I emailed Nick again yesterday. I had a few ideas I wanted to run by him. He gave me a good long-term goal to work on, but I knew I needed some shorter-term goals to work on too.
I suggested having a bedtime rule. I know I need more sleep. I hate going to bed, I hate getting up in the morning and I’m exhausted when I get home every afternoon. I know getting enough sleep will also help with weigh loss. What I told Nick was:
I just feel like this is something I can work on, but it won’t seem earth shattering or defiant if I don’t make it every night. Some nights I’ll be getting in bed early, maybe to avoid a spanking the next day. And maybe some nights I’ll be late because I know I need a spanking and can’t really ask for one.
And deep down I chose asked for this because I felt I could also fudge a little since occasionally I can slip into bed without him knowing exactly what time it is.
And then he goes and put an HOH twist to it! Here’s what he added:
You will need to keep a bedtime journal I can refer to time to time to see how you are doing, because I won't always know what time you get to bed even when I am aware of your arrival.
Hey wait! How can I be sneak with this? And then he we from preaching to meddling as he added:
Another record I want you to start keeping is a brief log recording roughly the amount of time spent daily on two areas. First the time spent on your computer games, second the time spent on exercise. See where this is heading?

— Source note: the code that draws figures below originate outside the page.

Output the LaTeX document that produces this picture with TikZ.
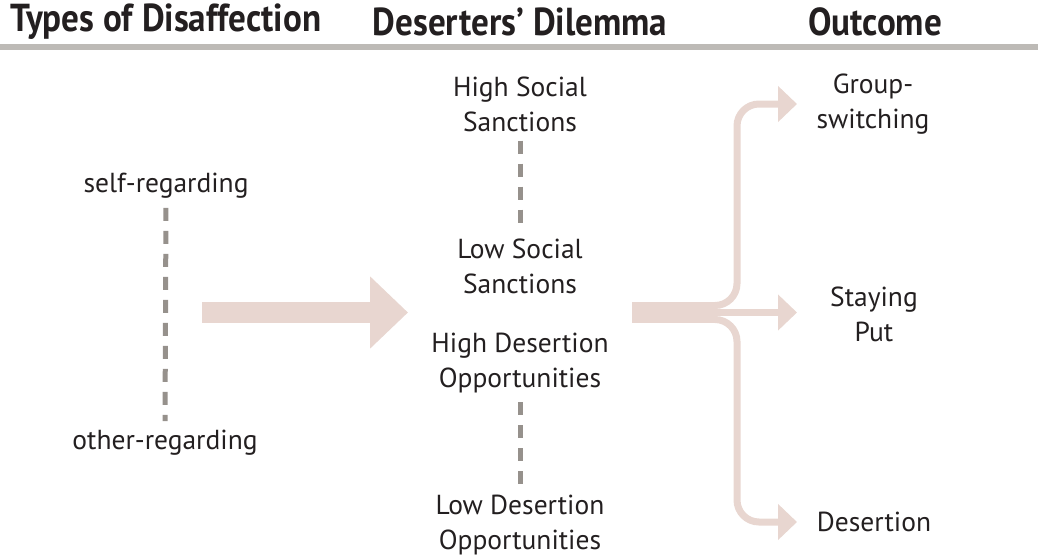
\documentclass[tikz,border=0pt]{standalone}
\usepackage{fontspec}
\setmainfont{PT Sans}
\newfontfamily\headfont[FakeStretch=0.9]{PT Sans}
\usepackage{tikz}
\usetikzlibrary{arrows.meta,positioning,calc}
\definecolor{dtext}{HTML}{231F20}
\definecolor{drule}{HTML}{BDBAB6}
\definecolor{ddash}{HTML}{96918C}
\definecolor{dpink}{HTML}{E8D6D0}
\tikzset{
  head/.style={font=\headfont\bfseries\fontsize{39}{44}\selectfont,text=dtext,inner sep=0pt},
  lab/.style={font=\fontsize{27.5}{35}\selectfont,text=dtext,align=center,inner sep=3pt},
  dashsep/.style={draw=ddash,line width=5pt,dash pattern=on 13pt off 10pt,shorten <=6pt,shorten >=6pt},
  bigarr/.style={-{Triangle[length=38pt,width=70pt]},draw=dpink,line width=21pt},
  brarr/.style={-{Triangle[length=19pt,width=35pt]},draw=dpink,line width=7pt,rounded corners=22pt},
}
\begin{document}
\begin{tikzpicture}[x=1pt,y=-1pt]
  \useasboundingbox (0,0) rectangle (1038,557);
  % headings
  \node[head] (h1) at (166,22) {Types of Disaffection};
  \node[head] (h2) at (520,22) {Deserters’ Dilemma};
  \node[head] (h3) at (875,22) {Outcome};
  \coordinate (rl) at (0,46.5);
  \coordinate (rr) at (1038,46.5);
  \draw[drule,line width=6pt] (rl) -- (rr);
  % disaffection
  \node[lab] (self) at (166,186) {self-regarding};
  \node[lab] (other) at (165,443) {other-regarding};
  \draw[dashsep] (self.south) -- (other.north);
  % dilemma
  \node[lab] (hs) at (520,104) {High Social\\Sanctions};
  \node[lab] (ls) at (520,266) {Low Social\\Sanctions};
  \node[lab] (hd) at (520,363) {High Desertion\\Opportunities};
  \node[lab] (ld) at (520,525) {Low Desertion\\Opportunities};
  \draw[dashsep] (hs.south) -- (ls.north);
  \draw[dashsep] (hd.south) -- (ld.north);
  % outcomes
  \node[lab] (grp) at (873,104) {Group-\\switching};
  \node[lab] (stay) at (874,314) {Staying\\Put};
  \node[lab] (des) at (874,522) {Desertion};
  % arrows
  \coordinate (as) at (202,312.5);
  \coordinate (ae) at (408,312.5);
  \draw[bigarr] (as) -- (ae);
  \coordinate (bs) at (632,312.5);
  \coordinate (jn) at (716,312.5);
  \coordinate (spl) at (737,0);
  \coordinate (tip) at (797,0);
  \draw[draw=dpink,line width=21pt] (bs) -- (jn);
  \draw[brarr] ([yshift=7pt]jn) -| (spl |- grp) -- (grp.west -| tip);
  \draw[brarr] (jn) -- (jn -| tip);
  \draw[brarr] ([yshift=-7pt]jn) -| (spl |- des) -- (des.west -| tip);
\end{tikzpicture}
\end{document}
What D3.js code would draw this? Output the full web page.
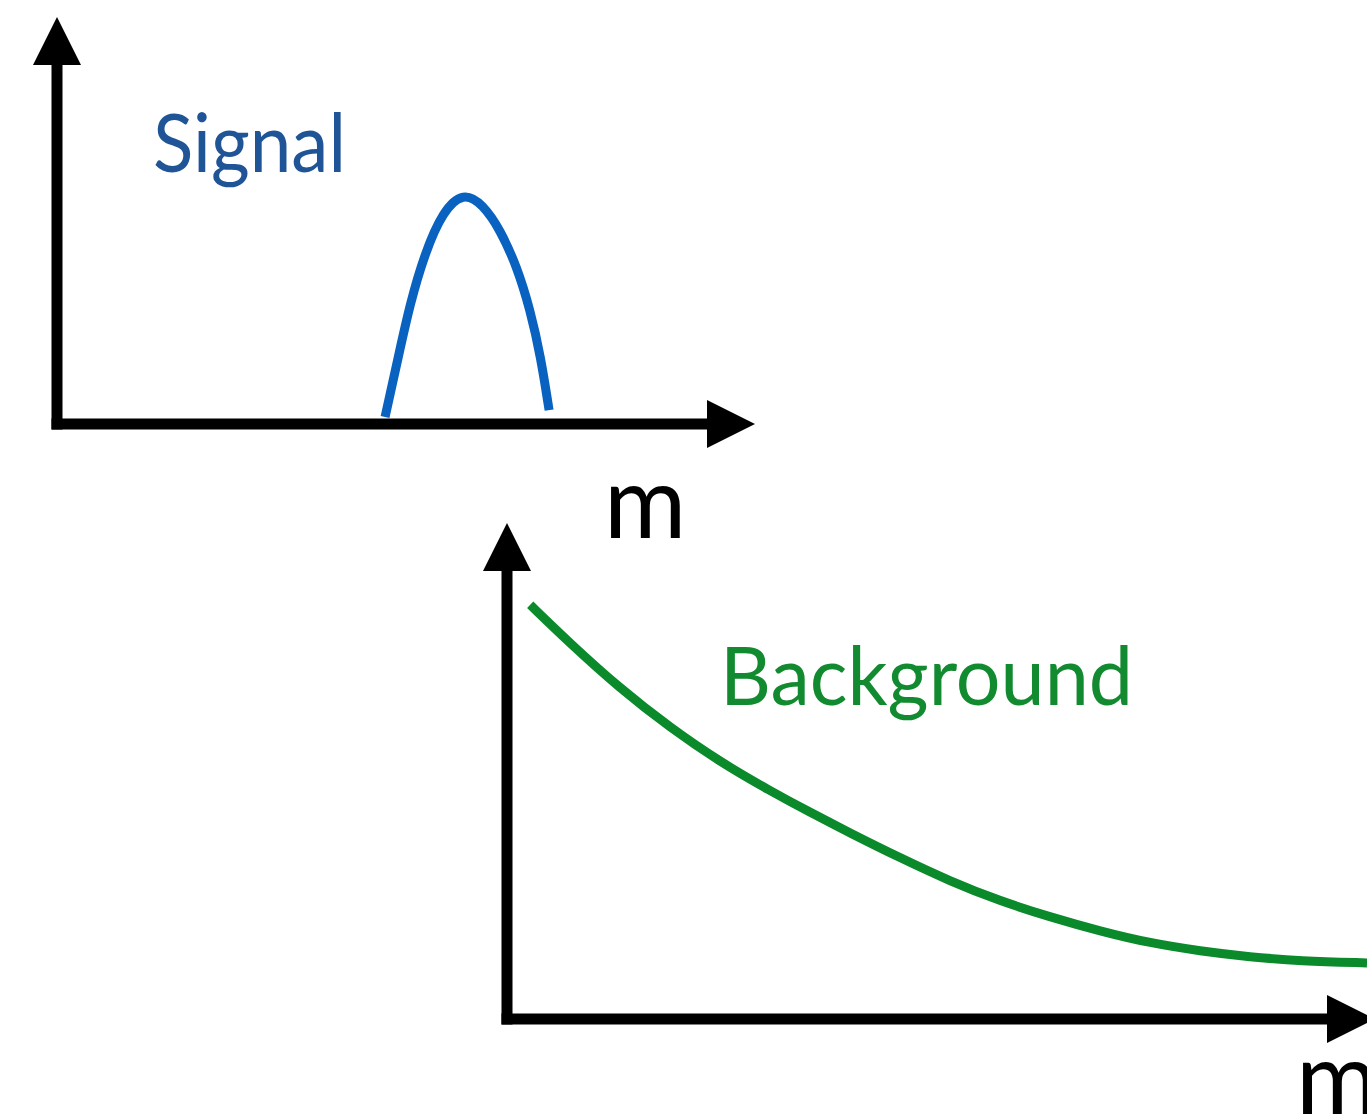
<!DOCTYPE html>
<html>
<head>
<meta charset="utf-8">
<script src="https://cdn.jsdelivr.net/npm/d3@7"></script>
<style>
  html, body { margin: 0; padding: 0; background: #fff; overflow: hidden; }
</style>
</head>
<body>
<div id="plot"></div>
<script>
// signal shape (m, height) on a 0-100 scale for both axes
var signal_m = [47.0, 48.9, 50.6, 52.7, 55.3, 58.2, 61.0, 63.5, 65.9, 67.8, 69.3, 70.5];
var signal_h = [1.7, 16.5, 29.7, 42.0, 52.3, 57.0, 54.0, 47.7, 38.6, 28.0, 16.5, 3.4];

// background shape, falling with m
var background_m = [2.7, 7.3, 13.1, 19.0, 24.8, 30.6, 35.2, 39.9, 45.7, 51.5, 57.3, 63.1, 69.0, 74.8, 80.6, 86.4, 92.2, 100];
var background_h = [83.5, 75.8, 66.7, 58.7, 51.8, 46.0, 41.7, 37.5, 32.5, 27.8, 23.8, 20.6, 17.7, 15.3, 13.7, 12.5, 11.7, 11.3];

var labels = ["Signal", "Background"];
var axis_label = "m";

const total_width = 1367
const total_height = 1119

var svg = d3.select("#plot").append("svg").attr("width", total_width).attr("height", total_height);

function draw_panel(p) {
    var g = svg.append("g");
    var x = d3.scaleLinear().domain([0, 100]).range([p.x0, p.x1]);
    var y = d3.scaleLinear().domain([0, 100]).range([p.y0, p.y1]);
    var lw = 11, head = 48, half = 24;

    // axes with arrow heads
    g.append("line").attr("x1", x(0)).attr("y1", y(0) + lw/2).attr("x2", x(0)).attr("y2", p.ytip + head - 1)
    .attr("stroke", "#000").attr("stroke-width", lw);
    g.append("line").attr("x1", x(0) - lw/2).attr("y1", y(0)).attr("x2", p.xtip - head + 1).attr("y2", y(0))
    .attr("stroke", "#000").attr("stroke-width", lw);
    g.append("path").attr("fill", "#000")
    .attr("d", "M" + x(0) + "," + p.ytip + "L" + (x(0) + half) + "," + (p.ytip + head) + "L" + (x(0) - half) + "," + (p.ytip + head) + "Z");
    g.append("path").attr("fill", "#000")
    .attr("d", "M" + p.xtip + "," + y(0) + "L" + (p.xtip - head) + "," + (y(0) - half) + "L" + (p.xtip - head) + "," + (y(0) + half) + "Z");

    var data = p.m.map(function(d, i) {return {m: d, h: p.h[i]}});
    g.append("path").datum(data)
    .attr("d", d3.line()
        .x(function(d) {return x(d.m)})
        .y(function(d) {return y(d.h)})
        .curve(d3.curveBasis))
    .attr("fill", "none")
    .attr("stroke", p.color)
    .attr("stroke-width", 9);

    g.append("text").attr("x", p.lx).attr("y", p.ly)
    .attr("font-family", "'Lato', 'Open Sans', sans-serif").attr("font-size", 82)
    .attr("fill", p.text_color)
    .attr("textLength", p.lw).attr("lengthAdjust", "spacingAndGlyphs")
    .text(p.label);

    g.append("text").attr("x", p.mx).attr("y", p.my)
    .attr("font-family", "'Lato', 'Open Sans', sans-serif").attr("font-size", 100)
    .attr("fill", "#000")
    .text(axis_label);
}

draw_panel({x0: 57, x1: 755, y0: 424, y1: 17, ytip: 17, xtip: 755,
    m: signal_m, h: signal_h, color: "#0a62c0", text_color: "#1f5597",
    label: labels[0], lx: 153, ly: 172, lw: 193, mx: 604, my: 538});

draw_panel({x0: 507, x1: 1367, y0: 1019, y1: 523, ytip: 523, xtip: 1375,
    m: background_m, h: background_h, color: "#0b8a2b", text_color: "#128b30",
    label: labels[1], lx: 720, ly: 705, lw: 413, mx: 1296, my: 1114});
</script>
</body>
</html>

Yes he’s definitely paying attention – not trying to cut into my writing time, but still finding time in my day for exercise.
There may also be an issue of timing here – I was the very happy winner of a paddle from Blondie in the Winter Spanks blog hop. I’m so excited! I’d looked at the pocket paddle several times wanting one and I eagerly showed it to Nick. He took the computer looking at it carefully. He thought it was very pretty too, but then he looked at me with a slightly evil grin and added, “You’re not going to like it.”
He’s nuts, it’s beautiful and I’m going to love it. Now whether of not I tell him when it actually arrives, that another story.